*WORK REQUIRED:*
Records follow. Select each line holding "this".

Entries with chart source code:
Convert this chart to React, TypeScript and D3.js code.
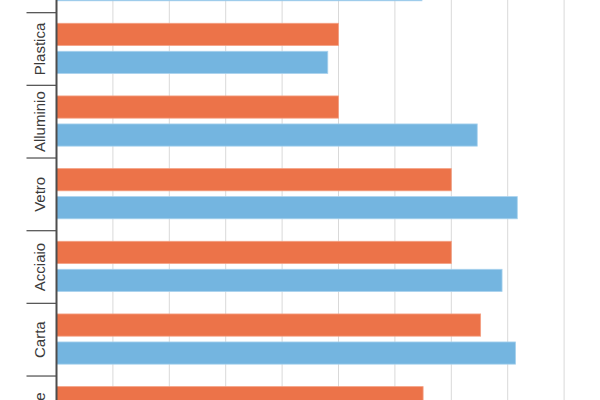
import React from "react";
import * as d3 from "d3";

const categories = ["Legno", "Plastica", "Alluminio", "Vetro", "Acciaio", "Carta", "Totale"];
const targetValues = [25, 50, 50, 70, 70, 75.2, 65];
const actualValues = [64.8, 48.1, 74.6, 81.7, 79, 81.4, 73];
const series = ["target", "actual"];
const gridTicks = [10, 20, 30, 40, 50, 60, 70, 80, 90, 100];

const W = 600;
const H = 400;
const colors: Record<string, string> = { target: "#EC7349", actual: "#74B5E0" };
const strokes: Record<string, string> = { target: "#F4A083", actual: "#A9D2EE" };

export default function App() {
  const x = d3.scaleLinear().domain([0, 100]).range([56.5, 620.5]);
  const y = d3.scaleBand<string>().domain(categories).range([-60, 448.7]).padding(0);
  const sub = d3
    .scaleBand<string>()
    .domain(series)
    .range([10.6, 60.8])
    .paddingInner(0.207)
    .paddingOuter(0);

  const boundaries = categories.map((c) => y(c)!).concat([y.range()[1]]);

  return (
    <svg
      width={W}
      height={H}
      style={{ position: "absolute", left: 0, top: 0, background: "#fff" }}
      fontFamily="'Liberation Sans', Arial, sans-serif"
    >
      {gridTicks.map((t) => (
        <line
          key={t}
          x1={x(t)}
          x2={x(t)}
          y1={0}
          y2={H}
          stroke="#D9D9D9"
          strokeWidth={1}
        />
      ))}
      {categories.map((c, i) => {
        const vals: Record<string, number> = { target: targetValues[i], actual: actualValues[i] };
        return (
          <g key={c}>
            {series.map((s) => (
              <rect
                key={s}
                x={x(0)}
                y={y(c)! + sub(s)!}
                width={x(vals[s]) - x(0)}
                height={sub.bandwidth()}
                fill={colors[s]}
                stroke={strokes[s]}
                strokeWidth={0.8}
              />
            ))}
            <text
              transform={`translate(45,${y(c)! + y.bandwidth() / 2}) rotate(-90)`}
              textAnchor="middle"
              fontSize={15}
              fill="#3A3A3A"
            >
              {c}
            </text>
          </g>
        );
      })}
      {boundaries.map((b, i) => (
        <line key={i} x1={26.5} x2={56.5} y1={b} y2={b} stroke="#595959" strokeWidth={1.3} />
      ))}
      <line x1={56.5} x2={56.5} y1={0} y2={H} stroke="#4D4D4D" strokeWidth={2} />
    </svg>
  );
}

* * *

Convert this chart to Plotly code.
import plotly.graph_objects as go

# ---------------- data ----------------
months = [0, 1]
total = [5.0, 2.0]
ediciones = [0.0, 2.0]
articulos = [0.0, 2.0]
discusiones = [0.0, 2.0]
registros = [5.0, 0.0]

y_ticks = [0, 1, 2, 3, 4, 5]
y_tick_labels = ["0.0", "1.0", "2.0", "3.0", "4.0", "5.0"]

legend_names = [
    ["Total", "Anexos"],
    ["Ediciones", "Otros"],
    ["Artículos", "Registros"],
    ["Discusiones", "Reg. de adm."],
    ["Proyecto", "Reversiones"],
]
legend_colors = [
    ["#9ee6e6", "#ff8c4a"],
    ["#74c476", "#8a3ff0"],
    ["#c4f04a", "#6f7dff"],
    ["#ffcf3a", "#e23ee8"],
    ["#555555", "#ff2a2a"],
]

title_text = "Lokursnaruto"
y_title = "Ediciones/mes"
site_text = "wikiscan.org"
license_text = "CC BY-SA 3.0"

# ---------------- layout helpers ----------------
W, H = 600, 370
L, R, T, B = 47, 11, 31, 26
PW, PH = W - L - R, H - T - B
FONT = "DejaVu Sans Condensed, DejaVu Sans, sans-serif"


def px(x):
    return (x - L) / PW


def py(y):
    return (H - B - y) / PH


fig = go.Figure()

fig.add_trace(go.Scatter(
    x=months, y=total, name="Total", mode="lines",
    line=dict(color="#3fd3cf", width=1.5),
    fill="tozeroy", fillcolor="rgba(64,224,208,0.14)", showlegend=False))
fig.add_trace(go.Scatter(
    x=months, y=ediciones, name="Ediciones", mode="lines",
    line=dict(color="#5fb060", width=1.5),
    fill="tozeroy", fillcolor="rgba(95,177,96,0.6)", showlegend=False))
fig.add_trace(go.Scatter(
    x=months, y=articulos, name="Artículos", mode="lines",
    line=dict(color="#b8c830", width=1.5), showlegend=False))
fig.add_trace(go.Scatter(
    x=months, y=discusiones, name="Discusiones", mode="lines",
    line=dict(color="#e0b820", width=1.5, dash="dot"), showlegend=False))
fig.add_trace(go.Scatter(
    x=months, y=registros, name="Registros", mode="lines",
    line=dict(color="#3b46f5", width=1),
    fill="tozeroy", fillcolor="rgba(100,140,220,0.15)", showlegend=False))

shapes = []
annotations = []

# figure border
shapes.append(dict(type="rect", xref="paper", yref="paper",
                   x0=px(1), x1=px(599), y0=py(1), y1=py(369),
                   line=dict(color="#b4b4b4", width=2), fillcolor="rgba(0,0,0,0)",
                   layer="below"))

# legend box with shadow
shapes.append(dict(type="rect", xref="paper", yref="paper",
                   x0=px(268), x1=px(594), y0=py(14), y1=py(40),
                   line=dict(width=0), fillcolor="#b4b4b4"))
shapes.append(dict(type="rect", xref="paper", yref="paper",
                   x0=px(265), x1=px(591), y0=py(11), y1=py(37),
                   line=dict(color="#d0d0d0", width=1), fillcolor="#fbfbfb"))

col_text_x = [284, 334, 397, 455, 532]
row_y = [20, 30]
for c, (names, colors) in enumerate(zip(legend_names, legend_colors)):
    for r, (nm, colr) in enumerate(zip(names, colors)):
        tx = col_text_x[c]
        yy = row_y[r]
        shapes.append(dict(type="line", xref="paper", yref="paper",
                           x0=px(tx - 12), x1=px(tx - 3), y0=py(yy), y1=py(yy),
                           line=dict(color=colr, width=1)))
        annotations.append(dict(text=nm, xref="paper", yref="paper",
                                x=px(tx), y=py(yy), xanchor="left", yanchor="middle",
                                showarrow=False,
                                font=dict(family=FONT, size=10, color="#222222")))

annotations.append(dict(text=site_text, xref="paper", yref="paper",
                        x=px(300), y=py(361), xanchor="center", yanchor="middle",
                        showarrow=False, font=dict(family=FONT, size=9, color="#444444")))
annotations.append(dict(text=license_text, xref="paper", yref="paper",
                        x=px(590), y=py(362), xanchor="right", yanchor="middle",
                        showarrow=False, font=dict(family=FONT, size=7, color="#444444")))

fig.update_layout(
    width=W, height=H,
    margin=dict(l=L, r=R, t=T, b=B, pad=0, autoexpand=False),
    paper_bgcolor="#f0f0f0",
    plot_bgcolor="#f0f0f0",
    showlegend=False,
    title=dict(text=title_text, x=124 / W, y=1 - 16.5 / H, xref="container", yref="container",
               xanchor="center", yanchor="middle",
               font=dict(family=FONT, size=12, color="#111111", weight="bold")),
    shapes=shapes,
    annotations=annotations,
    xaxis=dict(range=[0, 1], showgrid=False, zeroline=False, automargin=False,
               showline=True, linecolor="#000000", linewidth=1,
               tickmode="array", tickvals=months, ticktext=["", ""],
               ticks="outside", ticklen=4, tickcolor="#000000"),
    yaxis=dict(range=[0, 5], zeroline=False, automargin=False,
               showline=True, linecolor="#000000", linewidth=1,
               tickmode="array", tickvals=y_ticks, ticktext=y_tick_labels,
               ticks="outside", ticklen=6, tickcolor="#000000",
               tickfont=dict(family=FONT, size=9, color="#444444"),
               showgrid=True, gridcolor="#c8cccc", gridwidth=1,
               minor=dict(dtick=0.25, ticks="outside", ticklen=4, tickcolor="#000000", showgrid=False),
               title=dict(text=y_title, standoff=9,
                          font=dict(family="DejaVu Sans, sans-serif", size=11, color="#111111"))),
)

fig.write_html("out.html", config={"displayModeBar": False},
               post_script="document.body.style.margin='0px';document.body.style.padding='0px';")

*ANSWER FOR THE TASK:*
Convert this chart to React, TypeScript and D3.js code.
Convert this chart to Plotly code.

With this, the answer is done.